__Source material__.
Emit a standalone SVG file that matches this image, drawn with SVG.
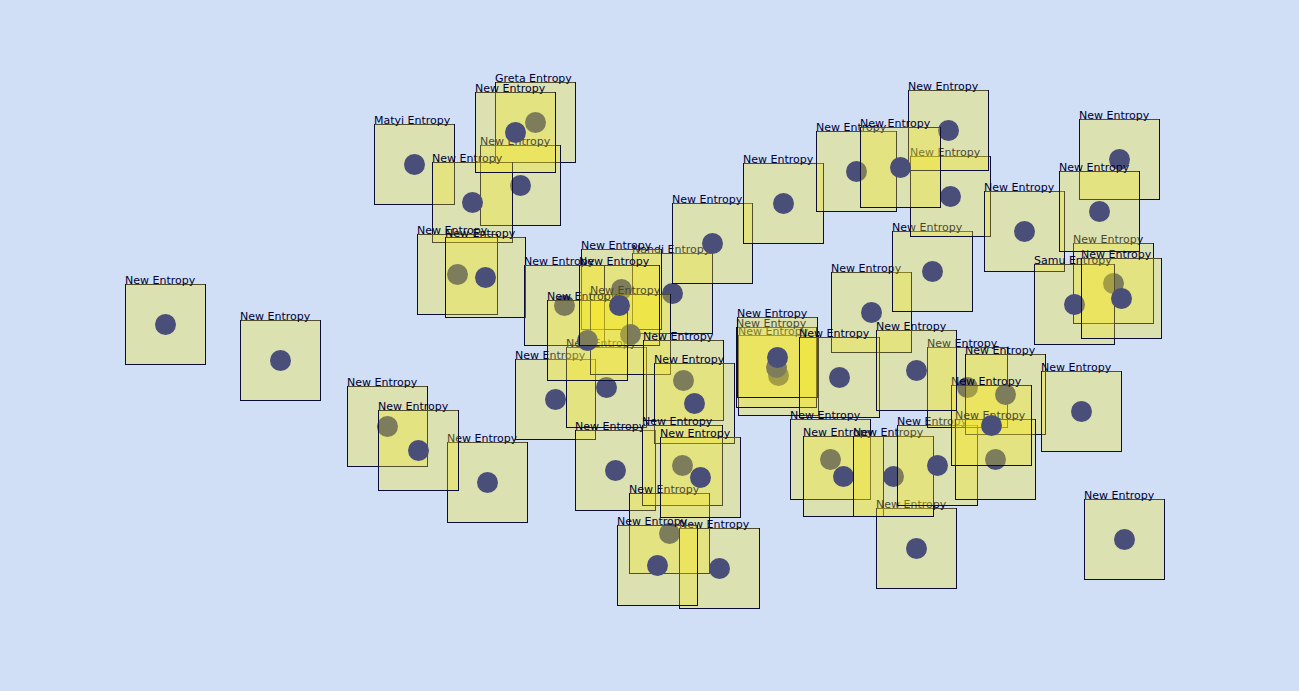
<svg xmlns="http://www.w3.org/2000/svg" xmlns:xlink="http://www.w3.org/1999/xlink" width="1299" height="691" viewBox="0 0 1299 691">
<style>
.s{fill:none;stroke:#0c0c38;stroke-width:1}
.f{fill:rgb(250,233,20);fill-opacity:0.3}
.d{fill:#4a4f7a}
text{font-family:"DejaVu Sans","Liberation Sans",sans-serif;font-size:11px;fill:#000033}
</style>
<defs>
<g id="box"><rect class="s" x="0.5" y="0.5" width="80" height="80"/><rect class="f" x="1" y="0" width="79" height="80"/><circle class="d" cx="40.5" cy="40.5" r="10.5"/></g>
</defs>
<rect width="1299" height="691" fill="#d0dff6"/>
<g id="nodes">
<g id="n-A" transform="translate(125,284)"><use href="#box"/><text y="0">New Entropy</text></g>
<g id="n-B" transform="translate(240,320)"><use href="#box"/><text y="0">New Entropy</text></g>
<g id="n-Matyi" transform="translate(374,124)"><use href="#box"/><text y="0">Matyi Entropy</text></g>
<g id="n-Greta" transform="translate(495,82)"><use href="#box"/><text y="0">Greta Entropy</text></g>
<g id="n-F" transform="translate(480,145)"><use href="#box"/><text y="0">New Entropy</text></g>
<g id="n-G" transform="translate(432,162)"><use href="#box"/><text y="0">New Entropy</text></g>
<g id="n-E" transform="translate(475,92)"><use href="#box"/><text y="0">New Entropy</text></g>
<g id="n-H" transform="translate(417,234)"><use href="#box"/><text y="0">New Entropy</text></g>
<g id="n-I" transform="translate(445,237)"><use href="#box"/><text y="0">New Entropy</text></g>
<g id="n-BC" transform="translate(347,386)"><use href="#box"/><text y="0">New Entropy</text></g>
<g id="n-BE" transform="translate(447,442)"><use href="#box"/><text y="0">New Entropy</text></g>
<g id="n-BD" transform="translate(378,410)"><use href="#box"/><text y="0">New Entropy</text></g>
<g id="n-Nandi" transform="translate(632,253)"><use href="#box"/><text y="0">Nandi Entropy</text></g>
<g id="n-K" transform="translate(581,249)"><use href="#box"/><text y="0">New Entropy</text></g>
<g id="n-R" transform="translate(672,203)"><use href="#box"/><text y="0">New Entropy</text></g>
<g id="n-S" transform="translate(743,163)"><use href="#box"/><text y="0">New Entropy</text></g>
<g id="n-J" transform="translate(524,265)"><use href="#box"/><text y="0">New Entropy</text></g>
<g id="n-Q" transform="translate(515,359)"><use href="#box"/><text y="0">New Entropy</text></g>
<g id="n-P" transform="translate(566,347)"><use href="#box"/><text y="0">New Entropy</text></g>
<g id="n-N" transform="translate(590,294)"><use href="#box"/><text y="0">New Entropy</text></g>
<g id="n-O" transform="translate(547,300)"><use href="#box"/><text y="0">New Entropy</text></g>
<g id="n-M" transform="translate(579,265)"><use href="#box"/><text y="0">New Entropy</text></g>
<g id="n-BF" transform="translate(575,430)"><use href="#box"/><text y="0">New Entropy</text></g>
<g id="n-AV" transform="translate(643,340)"><use href="#box"/><text y="0">New Entropy</text></g>
<g id="n-AW" transform="translate(654,363)"><use href="#box"/><text y="0">New Entropy</text></g>
<g id="n-AX" transform="translate(642,425)"><use href="#box"/><text y="0">New Entropy</text></g>
<g id="n-AZ" transform="translate(629,493)"><use href="#box"/><text y="0">New Entropy</text></g>
<g id="n-AY" transform="translate(660,437)"><use href="#box"/><text y="0">New Entropy</text></g>
<g id="n-BB" transform="translate(679,528)"><use href="#box"/><text y="0">New Entropy</text></g>
<g id="n-BA" transform="translate(617,525)"><use href="#box"/><text y="0">New Entropy</text></g>
<g id="n-AH" transform="translate(738,335)"><use href="#box"/><text y="0">New Entropy</text></g>
<g id="n-AG" transform="translate(736,327)"><use href="#box"/><text y="0">New Entropy</text></g>
<g id="n-AF" transform="translate(737,317)"><use href="#box"/><text y="0">New Entropy</text></g>
<g id="n-AB" transform="translate(831,272)"><use href="#box"/><text y="0">New Entropy</text></g>
<g id="n-AI" transform="translate(799,337)"><use href="#box"/><text y="0">New Entropy</text></g>
<g id="n-AQ" transform="translate(790,419)"><use href="#box"/><text y="0">New Entropy</text></g>
<g id="n-AR" transform="translate(803,436)"><use href="#box"/><text y="0">New Entropy</text></g>
<g id="n-AT" transform="translate(876,508)"><use href="#box"/><text y="0">New Entropy</text></g>
<g id="n-AS" transform="translate(853,436)"><use href="#box"/><text y="0">New Entropy</text></g>
<g id="n-AP" transform="translate(897,425)"><use href="#box"/><text y="0">New Entropy</text></g>
<g id="n-AA" transform="translate(892,231)"><use href="#box"/><text y="0">New Entropy</text></g>
<g id="n-W" transform="translate(910,156)"><use href="#box"/><text y="0">New Entropy</text></g>
<g id="n-V" transform="translate(908,90)"><use href="#box"/><text y="0">New Entropy</text></g>
<g id="n-T" transform="translate(816,131)"><use href="#box"/><text y="0">New Entropy</text></g>
<g id="n-U" transform="translate(860,127)"><use href="#box"/><text y="0">New Entropy</text></g>
<g id="n-X" transform="translate(1079,119)"><use href="#box"/><text y="0">New Entropy</text></g>
<g id="n-Z" transform="translate(984,191)"><use href="#box"/><text y="0">New Entropy</text></g>
<g id="n-AC" transform="translate(1073,243)"><use href="#box"/><text y="0">New Entropy</text></g>
<g id="n-Samu" transform="translate(1034,264)"><use href="#box"/><text y="0">Samu Entropy</text></g>
<g id="n-AD" transform="translate(1081,258)"><use href="#box"/><text y="0">New Entropy</text></g>
<g id="n-Y" transform="translate(1059,171)"><use href="#box"/><text y="0">New Entropy</text></g>
<g id="n-AK" transform="translate(927,347)"><use href="#box"/><text y="0">New Entropy</text></g>
<g id="n-AL" transform="translate(965,354)"><use href="#box"/><text y="0">New Entropy</text></g>
<g id="n-AO" transform="translate(955,419)"><use href="#box"/><text y="0">New Entropy</text></g>
<g id="n-AN" transform="translate(951,385)"><use href="#box"/><text y="0">New Entropy</text></g>
<g id="n-AM" transform="translate(1041,371)"><use href="#box"/><text y="0">New Entropy</text></g>
<g id="n-AJ" transform="translate(876,330)"><use href="#box"/><text y="0">New Entropy</text></g>
<g id="n-AU" transform="translate(1084,499)"><use href="#box"/><text y="0">New Entropy</text></g>
</g>
</svg>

__Written exercise__.
Repeat the material above word for word, please, apart from its images.

__The response__.
Emit a standalone SVG file that matches this image, drawn with SVG.
<svg xmlns="http://www.w3.org/2000/svg" xmlns:xlink="http://www.w3.org/1999/xlink" width="1299" height="691" viewBox="0 0 1299 691">
<style>
.s{fill:none;stroke:#0c0c38;stroke-width:1}
.f{fill:rgb(250,233,20);fill-opacity:0.3}
.d{fill:#4a4f7a}
text{font-family:"DejaVu Sans","Liberation Sans",sans-serif;font-size:11px;fill:#000033}
</style>
<defs>
<g id="box"><rect class="s" x="0.5" y="0.5" width="80" height="80"/><rect class="f" x="1" y="0" width="79" height="80"/><circle class="d" cx="40.5" cy="40.5" r="10.5"/></g>
</defs>
<rect width="1299" height="691" fill="#d0dff6"/>
<g id="nodes">
<g id="n-A" transform="translate(125,284)"><use href="#box"/><text y="0">New Entropy</text></g>
<g id="n-B" transform="translate(240,320)"><use href="#box"/><text y="0">New Entropy</text></g>
<g id="n-Matyi" transform="translate(374,124)"><use href="#box"/><text y="0">Matyi Entropy</text></g>
<g id="n-Greta" transform="translate(495,82)"><use href="#box"/><text y="0">Greta Entropy</text></g>
<g id="n-F" transform="translate(480,145)"><use href="#box"/><text y="0">New Entropy</text></g>
<g id="n-G" transform="translate(432,162)"><use href="#box"/><text y="0">New Entropy</text></g>
<g id="n-E" transform="translate(475,92)"><use href="#box"/><text y="0">New Entropy</text></g>
<g id="n-H" transform="translate(417,234)"><use href="#box"/><text y="0">New Entropy</text></g>
<g id="n-I" transform="translate(445,237)"><use href="#box"/><text y="0">New Entropy</text></g>
<g id="n-BC" transform="translate(347,386)"><use href="#box"/><text y="0">New Entropy</text></g>
<g id="n-BE" transform="translate(447,442)"><use href="#box"/><text y="0">New Entropy</text></g>
<g id="n-BD" transform="translate(378,410)"><use href="#box"/><text y="0">New Entropy</text></g>
<g id="n-Nandi" transform="translate(632,253)"><use href="#box"/><text y="0">Nandi Entropy</text></g>
<g id="n-K" transform="translate(581,249)"><use href="#box"/><text y="0">New Entropy</text></g>
<g id="n-R" transform="translate(672,203)"><use href="#box"/><text y="0">New Entropy</text></g>
<g id="n-S" transform="translate(743,163)"><use href="#box"/><text y="0">New Entropy</text></g>
<g id="n-J" transform="translate(524,265)"><use href="#box"/><text y="0">New Entropy</text></g>
<g id="n-Q" transform="translate(515,359)"><use href="#box"/><text y="0">New Entropy</text></g>
<g id="n-P" transform="translate(566,347)"><use href="#box"/><text y="0">New Entropy</text></g>
<g id="n-N" transform="translate(590,294)"><use href="#box"/><text y="0">New Entropy</text></g>
<g id="n-O" transform="translate(547,300)"><use href="#box"/><text y="0">New Entropy</text></g>
<g id="n-M" transform="translate(579,265)"><use href="#box"/><text y="0">New Entropy</text></g>
<g id="n-BF" transform="translate(575,430)"><use href="#box"/><text y="0">New Entropy</text></g>
<g id="n-AV" transform="translate(643,340)"><use href="#box"/><text y="0">New Entropy</text></g>
<g id="n-AW" transform="translate(654,363)"><use href="#box"/><text y="0">New Entropy</text></g>
<g id="n-AX" transform="translate(642,425)"><use href="#box"/><text y="0">New Entropy</text></g>
<g id="n-AZ" transform="translate(629,493)"><use href="#box"/><text y="0">New Entropy</text></g>
<g id="n-AY" transform="translate(660,437)"><use href="#box"/><text y="0">New Entropy</text></g>
<g id="n-BB" transform="translate(679,528)"><use href="#box"/><text y="0">New Entropy</text></g>
<g id="n-BA" transform="translate(617,525)"><use href="#box"/><text y="0">New Entropy</text></g>
<g id="n-AH" transform="translate(738,335)"><use href="#box"/><text y="0">New Entropy</text></g>
<g id="n-AG" transform="translate(736,327)"><use href="#box"/><text y="0">New Entropy</text></g>
<g id="n-AF" transform="translate(737,317)"><use href="#box"/><text y="0">New Entropy</text></g>
<g id="n-AB" transform="translate(831,272)"><use href="#box"/><text y="0">New Entropy</text></g>
<g id="n-AI" transform="translate(799,337)"><use href="#box"/><text y="0">New Entropy</text></g>
<g id="n-AQ" transform="translate(790,419)"><use href="#box"/><text y="0">New Entropy</text></g>
<g id="n-AR" transform="translate(803,436)"><use href="#box"/><text y="0">New Entropy</text></g>
<g id="n-AT" transform="translate(876,508)"><use href="#box"/><text y="0">New Entropy</text></g>
<g id="n-AS" transform="translate(853,436)"><use href="#box"/><text y="0">New Entropy</text></g>
<g id="n-AP" transform="translate(897,425)"><use href="#box"/><text y="0">New Entropy</text></g>
<g id="n-AA" transform="translate(892,231)"><use href="#box"/><text y="0">New Entropy</text></g>
<g id="n-W" transform="translate(910,156)"><use href="#box"/><text y="0">New Entropy</text></g>
<g id="n-V" transform="translate(908,90)"><use href="#box"/><text y="0">New Entropy</text></g>
<g id="n-T" transform="translate(816,131)"><use href="#box"/><text y="0">New Entropy</text></g>
<g id="n-U" transform="translate(860,127)"><use href="#box"/><text y="0">New Entropy</text></g>
<g id="n-X" transform="translate(1079,119)"><use href="#box"/><text y="0">New Entropy</text></g>
<g id="n-Z" transform="translate(984,191)"><use href="#box"/><text y="0">New Entropy</text></g>
<g id="n-AC" transform="translate(1073,243)"><use href="#box"/><text y="0">New Entropy</text></g>
<g id="n-Samu" transform="translate(1034,264)"><use href="#box"/><text y="0">Samu Entropy</text></g>
<g id="n-AD" transform="translate(1081,258)"><use href="#box"/><text y="0">New Entropy</text></g>
<g id="n-Y" transform="translate(1059,171)"><use href="#box"/><text y="0">New Entropy</text></g>
<g id="n-AK" transform="translate(927,347)"><use href="#box"/><text y="0">New Entropy</text></g>
<g id="n-AL" transform="translate(965,354)"><use href="#box"/><text y="0">New Entropy</text></g>
<g id="n-AO" transform="translate(955,419)"><use href="#box"/><text y="0">New Entropy</text></g>
<g id="n-AN" transform="translate(951,385)"><use href="#box"/><text y="0">New Entropy</text></g>
<g id="n-AM" transform="translate(1041,371)"><use href="#box"/><text y="0">New Entropy</text></g>
<g id="n-AJ" transform="translate(876,330)"><use href="#box"/><text y="0">New Entropy</text></g>
<g id="n-AU" transform="translate(1084,499)"><use href="#box"/><text y="0">New Entropy</text></g>
</g>
</svg>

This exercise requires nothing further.